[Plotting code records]
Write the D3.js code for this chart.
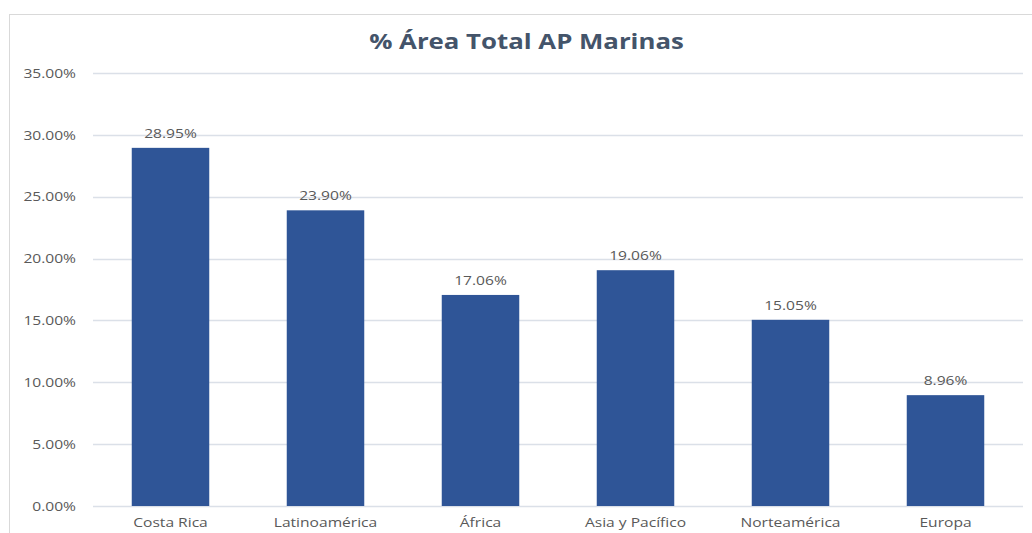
<!DOCTYPE html>
<html>
<head>
<meta charset="utf-8">
<script src="https://cdn.jsdelivr.net/npm/d3@7"></script>
<style>
  html, body { margin: 0; padding: 0; background: #fff; }
  svg { display: block; }
</style>
</head>
<body>
<svg id="chart" width="1032" height="533"></svg>
<script>
// Share of total marine protected area by region
const categories = ["Costa Rica", "Latinoamérica", "África", "Asia y Pacífico", "Norteamérica", "Europa"];
const values = [28.95, 23.90, 17.06, 19.06, 15.05, 8.96];
const yTicks = [0, 5, 10, 15, 20, 25, 30, 35];
const title = "% Área Total AP Marinas";

const svg = d3.select("#chart");
const W = 1032, H = 533;
const font = "'Open Sans', 'Noto Sans', sans-serif";
const labelSize = 13;
const stretch = "scale(1.2,1)";   // wide letterforms

// chart frame (runs past the right and bottom edges)
svg.append("rect")
  .attr("x", 9.5).attr("y", 14.5)
  .attr("width", W + 20).attr("height", H + 20)
  .attr("fill", "#fff")
  .attr("stroke", "#d9d9d9")
  .attr("stroke-width", 1);

const plot = { left: 93, right: 1023, top: 73, bottom: 506 };

const x = d3.scaleBand()
  .domain(categories)
  .range([plot.left, plot.right])
  .paddingInner(0.5)
  .paddingOuter(0.25);

const y = d3.scaleLinear()
  .domain([0, 35])
  .range([plot.bottom, plot.top]);

// horizontal gridlines
svg.append("g")
  .selectAll("line")
  .data(yTicks)
  .join("line")
  .attr("x1", plot.left).attr("x2", plot.right)
  .attr("y1", d => Math.round(y(d)) + 0.5)
  .attr("y2", d => Math.round(y(d)) + 0.5)
  .attr("stroke", "#dbe0e8")
  .attr("stroke-width", 1.3);

// y axis labels
const yAxis = d3.axisLeft(y)
  .tickValues(yTicks)
  .tickFormat(d => d.toFixed(2) + "%")
  .tickSize(0)
  .tickPadding(0);
const gy = svg.append("g")
  .attr("transform", "translate(76,0)")
  .call(yAxis);
gy.select(".domain").remove();
gy.selectAll("text")
  .attr("transform", stretch)
  .attr("font-family", font)
  .attr("font-size", labelSize)
  .attr("fill", "#595959");

// bars
svg.append("g")
  .selectAll("rect")
  .data(values)
  .join("rect")
  .attr("x", (d, i) => x(categories[i]))
  .attr("width", x.bandwidth())
  .attr("y", d => y(d))
  .attr("height", d => y(0) - y(d))
  .attr("fill", "#2f5597");

// value labels
svg.append("g")
  .selectAll("g")
  .data(values)
  .join("g")
  .attr("transform", (d, i) => `translate(${x(categories[i]) + x.bandwidth() / 2},${y(d) - 10})`)
  .append("text")
  .attr("transform", stretch)
  .attr("text-anchor", "middle")
  .attr("font-family", font)
  .attr("font-size", labelSize)
  .attr("fill", "#595959")
  .text(d => d.toFixed(2) + "%");

// category axis
const xAxis = d3.axisBottom(x).tickSize(0).tickPadding(0);
const gx = svg.append("g")
  .attr("transform", `translate(0,${plot.bottom + 21})`)
  .call(xAxis);
gx.select(".domain").remove();
gx.selectAll("text")
  .attr("dy", 0)
  .attr("transform", stretch)
  .attr("font-family", font)
  .attr("font-size", labelSize)
  .attr("fill", "#595959");

// title
svg.append("g")
  .attr("transform", "translate(526.5,48.5)")
  .append("text")
  .attr("transform", "scale(1.2,1)")
  .attr("text-anchor", "middle")
  .attr("font-family", font)
  .attr("font-weight", "bold")
  .attr("font-size", 21.5)
  .attr("fill", "#44546a")
  .text(title);
</script>
</body>
</html>
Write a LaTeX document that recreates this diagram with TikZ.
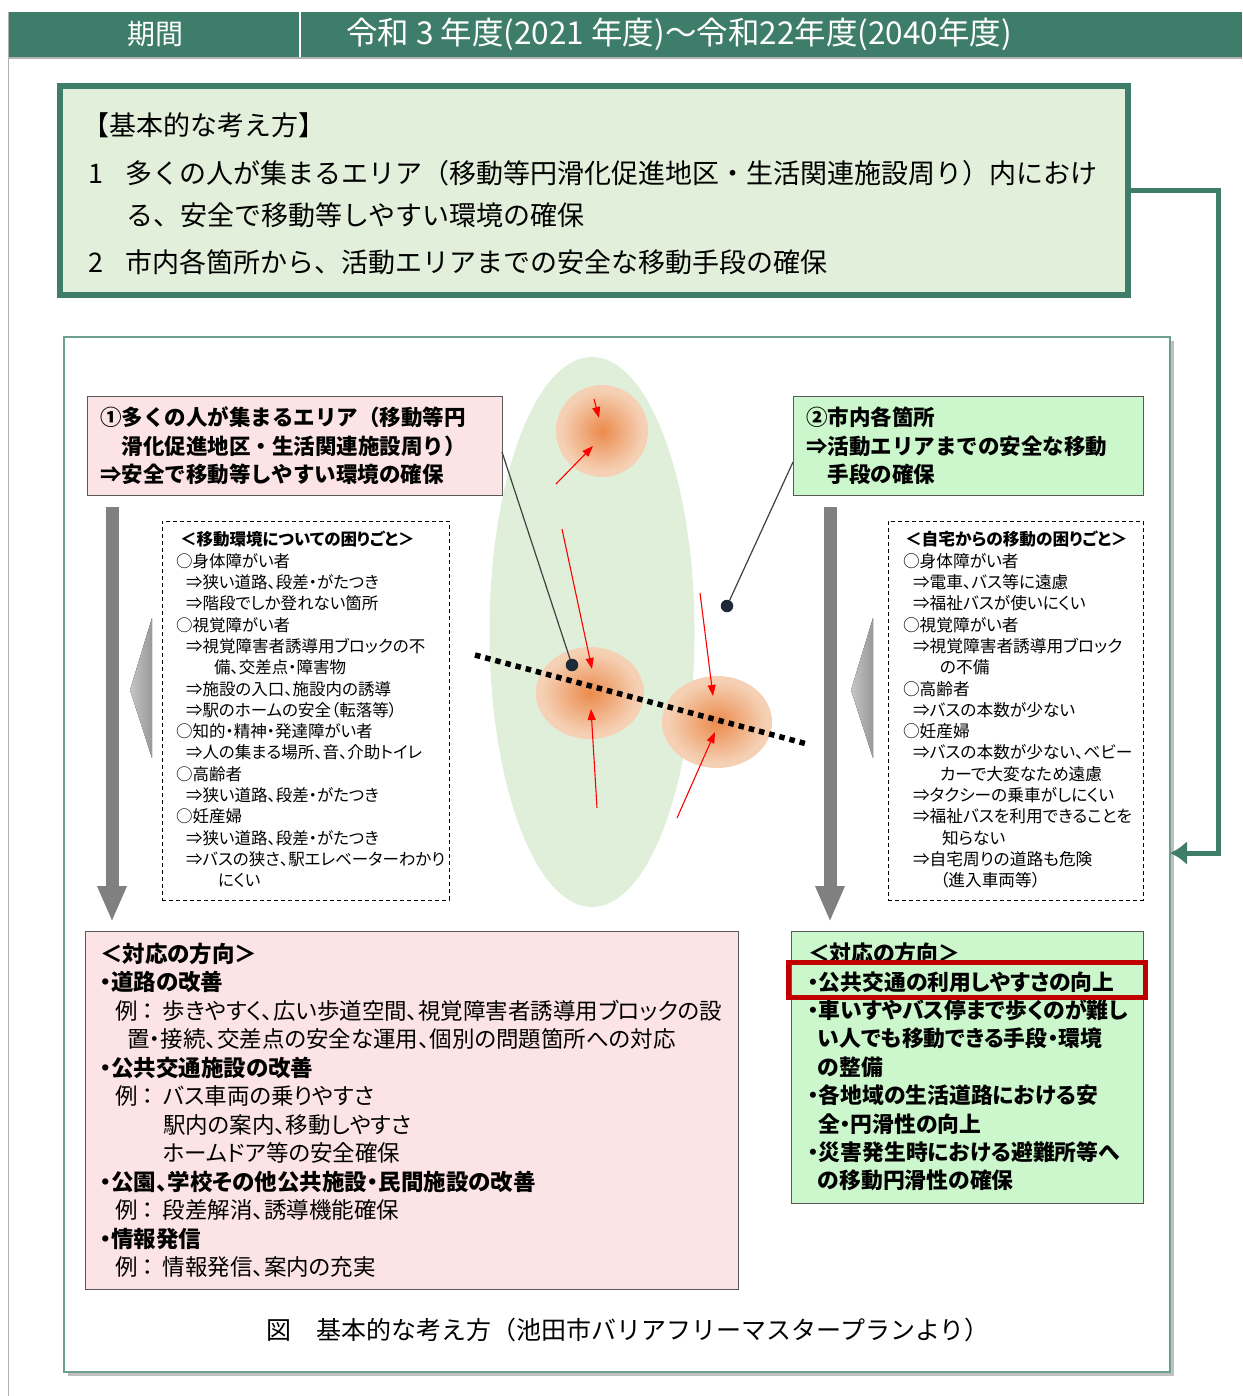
\documentclass[tikz,border=0pt]{standalone}
\usepackage{fontspec}
\newfontfamily\jpf{Noto Sans CJK JP}
\newfontfamily\jpp{Noto Sans CJK JP}[RawFeature={+palt}]
\usetikzlibrary{arrows.meta,shadows,shapes.geometric}
\definecolor{hdrgreen}{HTML}{3D7D69}
\definecolor{lgreen}{HTML}{E2EFDA}
\definecolor{ellgreen}{HTML}{E0EFD9}
\definecolor{pinkA}{HTML}{FCE4E6}
\definecolor{greenB}{HTML}{CCF7CC}
\definecolor{boxline}{HTML}{595959}
\definecolor{framegreen}{HTML}{6E9F8A}
\definecolor{greyarrow}{HTML}{808080}
\definecolor{orC}{HTML}{EC8A4C}
\definecolor{peach}{HTML}{F5D3B8}
\definecolor{hiRed}{HTML}{C00000}
\definecolor{dotc}{HTML}{1E2A38}
\pgfdeclareradialshading{glow}{\pgfpoint{0bp}{0bp}}{color(0bp)=(orC); color(8bp)=(orC!65!peach); color(22bp)=(peach!95!orC); color(30bp)=(peach); color(50bp)=(peach)}
\tikzset{
  every node/.style={inner sep=0pt,outer sep=0pt},
  labelbox/.style={draw=boxline,line width=1pt,anchor=north west},
  dashbox/.style={draw=black,line width=0.9pt,dash pattern=on 4pt off 3pt,anchor=north west},
  redarrow/.style={draw=red,line width=1.1pt,-{Triangle[length=11pt,width=8pt]}},
  greyarrow/.style={draw=greyarrow,line width=13pt,-{Triangle[length=36pt,width=27pt]}},
  hotspot/.style={ellipse,shading=glow},
  leader/.style={draw=black!75,line width=1.2pt},
  blackdot/.style={circle,fill=dotc,minimum size=12.5pt},
  sidetri/.style={left color=gray!45,right color=gray!80,draw=none},
  txt/.style={align=left,anchor=north west,text=black}
}
\begin{document}
\begin{tikzpicture}[x=1pt,y=-1pt]
\useasboundingbox (0,0) rectangle (1242,1396);
\fill[white] (0,0) rectangle (1242,1396);

% header
\node[fill=hdrgreen,minimum width=1234pt,minimum height=45pt,anchor=north west] (header) at (8,12) {};
\draw[white,line width=2.5pt] (300,12) -- (300,57);
\node[text=white,font=\jpf\fontsize{28}{30}\selectfont] (period) at (155,34) {期間};
\node[text=white,font=\jpf\fontsize{31.5}{33}\selectfont] (years) at (679,34) {令和 3 年度(2021 年度)～令和22年度(2040年度)};
\draw[gray!60,line width=1.5pt] (8,58) -- (1242,58);
\draw[gray!60,line width=1pt] (8,12) -- (8,1396);

% top box
\node[draw=hdrgreen,line width=6pt,fill=lgreen,minimum width=1068pt,minimum height=209pt,anchor=north west] (basic) at (60,86) {};
\node[anchor=west,font=\jpf\fontsize{27}{30}\selectfont] (t0) at (82,125) {【基本的な考え方】};
\node[anchor=west,font=\jpf\fontsize{27}{30}\selectfont] (t1) at (88,173) {\makebox[38pt][l]{1}多くの人が集まるエリア（移動等円滑化促進地区・生活関連施設周り）内におけ};
\node[anchor=west,font=\jpf\fontsize{27}{30}\selectfont] (t2) at (126,215) {る、安全で移動等しやすい環境の確保};
\node[anchor=west,font=\jpf\fontsize{27}{30}\selectfont] (t3) at (88,262) {\makebox[38pt][l]{2}市内各箇所から、活動エリアまでの安全な移動手段の確保};

% figure frame
\node[draw=framegreen,line width=1.5pt,fill=white,minimum width=1106pt,minimum height=1035pt,anchor=north west,
      drop shadow={shadow xshift=4pt,shadow yshift=-4pt,opacity=0.35,fill=black!70}] (frame) at (64,337) {};

% connector top box -> frame
\coordinate (elbow) at (1218,853);
\draw[hdrgreen,line width=5pt,-{Latex[length=17pt,width=24pt]}] (basic.east) -| (elbow) -- (frame.east |- elbow);

% central area
\node[ellipse,fill=ellgreen,minimum width=205pt,minimum height=550pt] (area) at (592,632) {};
\node[hotspot,minimum width=92pt,minimum height=92pt] (c1) at (602,431) {};
\node[hotspot,minimum width=108pt,minimum height=92pt] (c2) at (590,693) {};
\node[hotspot,minimum width=110pt,minimum height=92pt] (c3) at (717,722) {};

\draw[redarrow] (594,399) -- (599,418);
\draw[redarrow] (556,484) -- (593,446);
\draw[redarrow] (562,529) -- (592,669);
\draw[redarrow] (597,808) -- (591,709);
\draw[redarrow] (700,593) -- (713,696);
\draw[redarrow] (677,818) -- (715,732);

\coordinate (dl1) at (475,655);
\coordinate (dl2) at (807,744);
\draw[black,line width=5.5pt,dash pattern=on 5.5pt off 5pt] (dl1) -- (dl2);

% label boxes
\node[labelbox,fill=pinkA,minimum width=415pt,minimum height=99pt] (area1) at (87,396) {};
\node[txt,font=\jpf\bfseries\fontsize{21.5}{28.5}\selectfont] (area1txt) at (100,407) {①多くの人が集まるエリア（移動等円\\　滑化促進地区・生活関連施設周り）\\⇒安全で移動等しやすい環境の確保};
\node[labelbox,fill=greenB,minimum width=350pt,minimum height=99pt] (area2) at (793,396) {};
\node[txt,font=\jpf\bfseries\fontsize{21.5}{28.5}\selectfont] (area2txt) at (806,407) {②市内各箇所\\⇒活動エリアまでの安全な移動\\　手段の確保};

% leaders
\node[blackdot] (dot1) at (572,665) {};
\node[blackdot] (dot2) at (727,606) {};
\draw[leader] (area1.east |- 0,452) -- (dot1);
\draw[leader] (area2.west |- 0,462) -- (dot2);

% grey arrows
\coordinate (la0) at (112,507);
\coordinate (la1) at (112,922);
\coordinate (ra0) at (830,507);
\coordinate (ra1) at (830,922);
\draw[greyarrow] (la0) -- (la1);
\draw[greyarrow] (ra0) -- (ra1);
\fill[sidetri] (130,690) -- (152,618) -- (152,758) -- cycle;
\fill[sidetri] (851,690) -- (873,618) -- (873,758) -- cycle;

% dashed boxes
\node[dashbox,minimum width=287pt,minimum height=379pt] (trouble1) at (162,521) {};
\node[txt,font=\jpp\fontsize{16.5}{21.3}\selectfont] (trouble1txt) at (176,531.5) {\hspace*{4pt}{\bfseries ＜移動環境についての困りごと＞}\\
○身体障がい者\\
\hspace*{10pt}⇒狭い道路、段差・がたつき\\
\hspace*{10pt}⇒階段でしか登れない箇所\\
○視覚障がい者\\
\hspace*{10pt}⇒視覚障害者誘導用ブロックの不\\
\hspace*{38pt}備、交差点・障害物\\
\hspace*{10pt}⇒施設の入口、施設内の誘導\\
\hspace*{10pt}⇒駅のホームの安全（転落等）\\
○知的・精神・発達障がい者\\
\hspace*{10pt}⇒人の集まる場所、音、介助トイレ\\
○高齢者\\
\hspace*{10pt}⇒狭い道路、段差・がたつき\\
○妊産婦\\
\hspace*{10pt}⇒狭い道路、段差・がたつき\\
\hspace*{10pt}⇒バスの狭さ、駅エレベーターわかり\\
\hspace*{42pt}にくい};

\node[dashbox,minimum width=255pt,minimum height=379pt] (trouble2) at (888,521) {};
\node[txt,font=\jpp\fontsize{16.7}{21.3}\selectfont] (trouble2txt) at (903,531.3) {\hspace*{2pt}{\bfseries ＜自宅からの移動の困りごと＞}\\
○身体障がい者\\
\hspace*{10pt}⇒電車、バス等に遠慮\\
\hspace*{10pt}⇒福祉バスが使いにくい\\
○視覚障がい者\\
\hspace*{10pt}⇒視覚障害者誘導用ブロック\\
\hspace*{37pt}の不備\\
○高齢者\\
\hspace*{10pt}⇒バスの本数が少ない\\
○妊産婦\\
\hspace*{10pt}⇒バスの本数が少ない、ベビー\\
\hspace*{37pt}カーで大変なため遠慮\\
\hspace*{10pt}⇒タクシーの乗車がしにくい\\
\hspace*{10pt}⇒福祉バスを利用できることを\\
\hspace*{39pt}知らない\\
\hspace*{10pt}⇒自宅周りの道路も危険\\
\hspace*{37pt}（進入車両等）};

% measures boxes
\node[labelbox,fill=pinkA,minimum width=653pt,minimum height=358pt] (measure1) at (85,931) {};
\node[txt,font=\jpp\fontsize{22.5}{28.5}\selectfont] (measure1txt) at (100,943) {{\bfseries ＜対応の方向＞}\\
{\bfseries ・道路の改善}\\
\hspace*{15pt}\makebox[48pt][l]{例\hspace{5pt}：}歩きやすく、広い歩道空間、視覚障害者誘導用ブロックの設\\
\hspace*{27pt}置・接続、交差点の安全な運用、個別の問題箇所への対応\\
{\bfseries ・公共交通施設の改善}\\
\hspace*{15pt}\makebox[48pt][l]{例\hspace{5pt}：}バス車両の乗りやすさ\\
\hspace*{63pt}駅内の案内、移動しやすさ\\
\hspace*{63pt}ホームドア等の安全確保\\
{\bfseries ・公園、学校その他公共施設・民間施設の改善}\\
\hspace*{15pt}\makebox[48pt][l]{例\hspace{5pt}：}段差解消、誘導機能確保\\
{\bfseries ・情報発信}\\
\hspace*{15pt}\makebox[48pt][l]{例\hspace{5pt}：}情報発信、案内の充実};

\node[labelbox,fill=greenB,minimum width=352pt,minimum height=272pt] (measure2) at (791,931) {};
\node[txt,font=\jpp\bfseries\fontsize{21.8}{28.4}\selectfont] (measure2txt) at (808,943) {＜対応の方向＞\\
・公共交通の利用しやすさの向上\\
・車いすやバス停まで歩くのが難し\\
\hspace*{10pt}い人でも移動できる手段・環境\\
\hspace*{10pt}の整備\\
・各地域の生活道路における安\\
\hspace*{10pt}全・円滑性の向上\\
・災害発生時における避難所等へ\\
\hspace*{10pt}の移動円滑性の確保};
\node[draw=hiRed,line width=5pt,minimum width=357pt,minimum height=35pt] (highlight) at (966.5,980) {};

% caption
\node[font=\jpf\fontsize{25}{28}\selectfont] (caption) at (628,1330) {図　基本的な考え方（池田市バリアフリーマスタープランより）};
\end{tikzpicture}
\end{document}
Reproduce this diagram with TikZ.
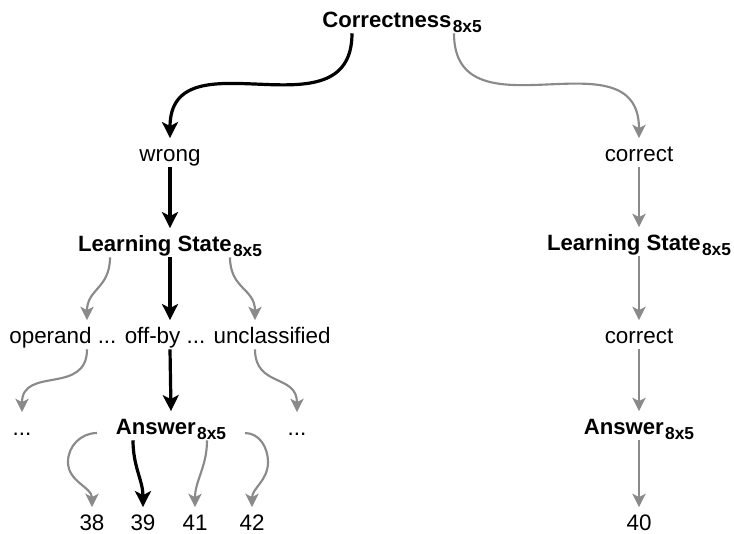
\documentclass[tikz,border=0pt]{standalone}
\usepackage{fontspec}
\setmainfont{Liberation Sans}
\usepackage{xcolor}
\usetikzlibrary{arrows.meta,calc}
\definecolor{pathgray}{RGB}{138,138,138}
\newcommand{\ofsize}{\kern1pt\raisebox{-4pt}{\fontsize{13}{13}\selectfont\bfseries 8x5}}
\tikzset{
    every node/.style={inner sep=0pt, text height=17pt, text depth=4.5pt, anchor=base}, % same box for every label
    var/.style={font=\fontsize{16.6}{19}\selectfont\bfseries}, % names of the variables
    val/.style={font=\fontsize{16.8}{19}\selectfont}, % values they take
    taken/.style={draw=black, line width=2.4pt, -{Stealth[length=12pt,width=12pt,inset=3pt]}}, % the path followed
    nottaken/.style={draw=pathgray, line width=1.6pt, -{Stealth[length=10pt,width=10pt,inset=2.5pt]}}, % the other branches
}

\begin{document}
\begin{tikzpicture}[x=0.75pt, y=0.75pt]
        \useasboundingbox (0,0) rectangle (734,-533);

        \node[var] (corr) at (402,-27) {Correctness\ofsize};
        \node[val] (wrong) at (170,-161) {wrong};
        \node[val] (right) at (639,-161) {correct};
        \node[var] (stateL) at (170,-251) {Learning State\ofsize};
        \node[var] (stateR) at (639,-250) {Learning State\ofsize};
        \node[val] (cats) at (170,-343) {operand ... off-by ... unclassified};
        \node[val] (right2) at (639,-343) {correct};
        \node[val] (dotsL) at (22,-435) {...};
        \node[var] (ansL) at (171,-434) {Answer\ofsize};
        \node[val] (dotsR) at (297,-435) {...};
        \node[var] (ansR) at (639,-434) {Answer\ofsize};
        \node[val] (n38) at (92,-530) {38};
        \node[val] (n39) at (143,-530) {39};
        \node[val] (n41) at (195,-530) {41};
        \node[val] (n42) at (252,-530) {42};
        \node[val] (n40) at (639,-530) {40};

        \draw[taken] ($(corr.south)+(-50,0)$) to[out=-90, in=90, looseness=1.3] (wrong.north);
        \draw[nottaken] ($(corr.south)+(52,0)$) to[out=-90, in=90, looseness=1.3] (right.north);
        \draw[taken] (wrong.south) -- (stateL.north);
        \draw[nottaken] (right.south) -- (stateR.north);

        \draw[nottaken] ($(stateL.south)+(-60,0)$) to[out=-90, in=90, looseness=1.2] ($(cats.north)+(-83,0)$);
        \draw[taken] (stateL.south) -- (cats.north);
        \draw[nottaken] ($(stateL.south)+(60,0)$) to[out=-90, in=90, looseness=1.2] ($(cats.north)+(85,0)$);
        \draw[nottaken] (stateR.south) -- (right2.north);

        \draw[nottaken] ($(cats.south)+(-83,0)$) to[out=-90, in=90, looseness=1.3] (dotsL.north);
        \draw[taken] (cats.south) -- (ansL.north);
        \draw[nottaken] ($(cats.south)+(85,0)$) to[out=-90, in=90, looseness=1.3] (dotsR.north);
        \draw[nottaken] (right2.south) -- (ansR.north);

        \draw[nottaken] ($(ansL.base)+(-74,1)$) to[out=180, in=90] ++(-29,-29) to[out=-90, in=90] (n38.north);
        \draw[taken] ($(ansL.south)+(-38,0)$) to[out=-90, in=90] (n39.north);
        \draw[nottaken] ($(ansL.south)+(36,0)$) to[out=-90, in=90] (n41.north);
        \draw[nottaken] ($(ansL.base)+(74,1)$) to[out=0, in=90] ++(23,-29) to[out=-90, in=90] (n42.north);
        \draw[nottaken] (ansR.south) -- (n40.north);

    \end{tikzpicture}
\end{document}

Directions: In the data above, please extract the lines from the first one through the line with "Área Total AP", exactly, and keep pictures out.

Final result:
Write the D3.js code for this chart.
<!DOCTYPE html>
<html>
<head>
<meta charset="utf-8">
<script src="https://cdn.jsdelivr.net/npm/d3@7"></script>
<style>
  html, body { margin: 0; padding: 0; background: #fff; }
  svg { display: block; }
</style>
</head>
<body>
<svg id="chart" width="1032" height="533"></svg>
<script>
// Share of total marine protected area by region
const categories = ["Costa Rica", "Latinoamérica", "África", "Asia y Pacífico", "Norteamérica", "Europa"];
const values = [28.95, 23.90, 17.06, 19.06, 15.05, 8.96];
const yTicks = [0, 5, 10, 15, 20, 25, 30, 35];
const title = "% Área Total AP Marinas";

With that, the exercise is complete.